Her - “Mummy, once when you were out Daddy said we could have an ice cream and some sweets. Then YOU rang to say you were on your way home and he said we couldn’t have anything because you’d tell him off”.

Me - “Do you think I’m mean?”

Her - “Yes”

Me - “Do you think Daddy’s mean?”

Her - “No”

I may be mean but he’s busted and he doesn’t even know it (until, that is, he reads this).

My husband would live on Midget Gems if he could. He has learnt to conceal his quarter bags of the little buggers from the children. Unfortunately, even the 2 year old who we suspect suffers from periodic deafness can identify the rustle of a paper bag filled with sweets. On the occasions they have discovered his stash they beg him, with their big eyes for a hit of the good stuff. He of course crumbles under the weight of his heart being tugged and the gentle whine of his beautiful babies. This, I have found, often happens within half an hour of bedtime and also coincides with the nights I am on bath and bed duty.

This, I refer to as ‘Daddy writing cheques that Mummy has to cash’.

Monday, 10 November 2008

Note to self – Buy More Bed Linen

The 2 year old started the ball rolling by regurgitating an entire plate of Spaghetti Bolognese down himself and his bed. Apart from the unmistakable smell of sick, it actually looked like it had when I’d presented it to him at tea time. I took the role of chambermaid whilst my husband wiped him down. No sooner had we put him back to bed and settled down to watch TV then he was off again. We automatically assumed our previous roles of chambermaid and chief child cleaner and put him back to bed reluctantly.

We managed another hour without incident before turning in for the night. As I started to drift off I heard it. The ‘burble’. I probably heard it before the 2 year old even considered making it (mothers’ instinct) because I sprang out of bed like a psychotic frog (wearing, of course, just a pair of big knickers) and dashed across the hall to his room. The poor boy was whipped out of bed and held over the toilet to make his final retching of the night.

I wouldn’t have normally been so quick off the mark but we are not a family of plentiful bed linen. In fact the only times I think about stocking up on extra duvet covers, fitted sheets and pillow cases are during episodes like this.

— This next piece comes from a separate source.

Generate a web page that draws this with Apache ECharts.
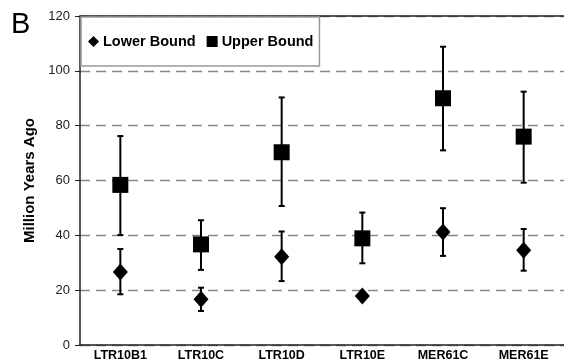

As I got back into bed I received a text from teacher friend, mother of three which said;

‘Two sick children. Is it wrong to bathe your children in antibacterial hand wash?’

I felt a sense of comfort that we were experiencing synchronised puking at opposite ends of the village and glad that under the circumstances I only had one child to find sheets for and not two.
The next day the 4 year old arrived home from a birthday party. As she excitedly told us about the party and was about to tell us what she had eaten she was sick over the length and breadth of the two bottom stairs, her socks and my husband’s jeans. It was quite plain to see that she had in fact been eating Cheesy Wotsits and not much else. As he carried her to the downstairs loo she erupted again all over the carpet (more Cheesy Wotsits and a trace of Party Ring). My poor big little girl spent the rest of the night in the vicious circle of sipping water and then bringing it back up again. In order to save the bed linen which was still in various stages of washing machine/tumble dryer I made her lie on the sofa clutching a bowl until she fell asleep with her face in the bowl (she obviously understood the linen situation too).

I have discovered two things. Cleaning my children’s sick up is an automatic reflex. If it were anyone else’s I’d have had to wear a radiation suit and smear my nasal passages with Vicks VapoRub … and if you don’t remove all the lumps first they just come out of the washing machine clean and intact.

Oh, and I’m not sure … Is it wrong to bathe your children in antibacterial hand wash?